A son of a station master and the youngest of 11 children, Theodor Eicke, did not like school too much, failing to graduate and dropped out at the age of 17. He fought in WWI and received the Iron Cross for bravery. In the 1920s he went on to pursue a career in the police. There he started as an informer and later became a regular policeman. He got into trouble at work because of his intense hatred for the Weimar Republic and his constant involvement in violent political demonstrations. In a nutshell, Eicke’s view of the Weimar Republic was allied with those of the Nazi party, so it was only natural that he would join them.
The Nazi party was the one place where he, unfortunately, progressed. He quickly rose in rank, mainly for his work in recruiting new members and enlarging the SS in Bavaria. In 1931, Eicke was promoted to the rank of SS colonel by one of the most notorious Nazis, Heinrich Himmler.
The next year, Theodor Eicke was caught preparing bomb attacks on political adversaries in Bavaria for which he was sentenced to a two-year prison sentence. As he already enjoyed the privileges and protection, he was able to flee to Italy. Eicke returned to Germany in March 1933, shortly after Hitler’s rise to power. Following a quarrel with the politician Josef Bürckel, he was arrested and detained for a couple of months in a mental asylum.
But then there was Himmler again, setting up the first official concentration camp northwest of Munich, at Dachau. Reportedly, Hitler had stated that he did not want it to be just another prison or detention camp. So, in June 1933, Himmler released Eicke from the asylum and promoted him to SS senior colonel. By the end of the month, Himmler had him appointed as commandant of Dachau.
According to Andrew Mollo, author of the book To The Death’s Head: The story of the SS, Theodor Eicke “was a rough unstable character whose violent and unruly behavior had already given Himmler many headaches. At least Himmler found an ideal backwater for his troublesome subordinate and sent him off to Dachau.”
However, Eicke was continually supported by Himmler. For instance, he had requested a permanent unit and Himmler had granted him the SS Guard Unit. Under Eicke, what started to happen at Dachau was shocking, although that was merely the beginning of the dark history of the Nazi camps.
Rudolf Höss, at that point a guard at Dachau, and as the records show, went on to become the longest-serving commandant of the Auschwitz concentration camp in WWII, had later recalled his first impressions of Eicke: “I can clearly remember the first flogging that I witnessed. Eicke had issued orders that a minimum of one company from the guard unit must attend the infliction of these corporal punishments. Two prisoners who had stolen cigarettes from the canteen were sentenced to twenty-five lashes each with the whip.”
After describing how the prisoners were punished and tortured, Höss concludes his recollection as follows: “When the man began to scream I went hot and cold all over. In fact, the whole thing, even the beating of the first prisoner made me shudder. Later on, at the beginning of the war, I attended my first execution, but it did not affect me nearly so much as witnessing that first corporal punishment.”

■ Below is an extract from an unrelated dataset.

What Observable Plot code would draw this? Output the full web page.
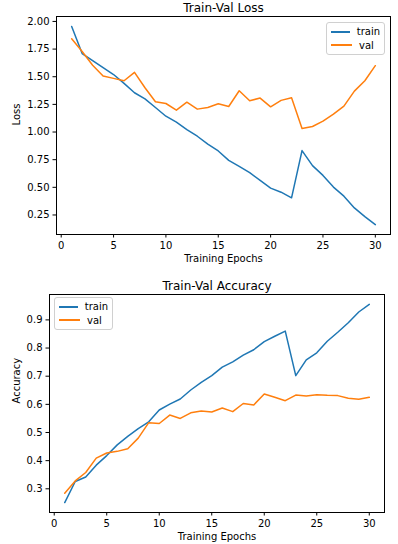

Eicke was promoted on 30 January 1934 to the rank of SS major general. As a commander at Dachau, he had also been asked to devise further a system which could be used as a model for all future camps throughout Germany.
So, he created new guarding provisions which demanded rigid discipline; there was total obedience to order, and the punishment regulations for the detainees became even harsher. If there was one word to describe Eicke that word would be “brutal.”
According to Charles W. Sydnor, as the Spartacus Educational also reports, “Eicke’s personality, in particular, his unremitting hatred for everything and everyone non-Nazi, influenced definitively the development, the structure, and the uniquely inhumane ethos of the concentration camps.” Eicke insured that the camps were instrumental in eradicating the adversaries of National Socialism and that’s how he looked at the prisoners; in Sydnor’s words, as “subhuman adversaries of the State, marked for immediate destruction if they offered the slightest resistance.”
This attitude was eventually adopted by other SS guards in the camp, and by the majority of other concentration camp commanders which Theodor trained too. Requiring them to be merciless, the death punishment for even the most trivial offense soon became a regular thing. Theodor went on to be inspector of the concentration camps himself, and each newly opened camp indeed followed the rigid models he established at Dachau.
Eicke was further involved in the events of the Night of the Long Knives. On that dark night in history, he killed the chief of the Nazi party’s original paramilitary wing (the SA), Ernst Röhm. The orders on Röhm’s death came as Hitler and other Nazi leaders were concerned of a possible coup d’état conducted by the SA.
As the war begun, Eicke was reassigned to combat duty. He was killed on 26 February 1943 during the Third Battle of Kharkov on the Eastern Front, after his aircraft was shot down.
Eicke was then portrayed as a hero and was originally buried at a German military cemetery near Orelka, in what was then Soviet Russia.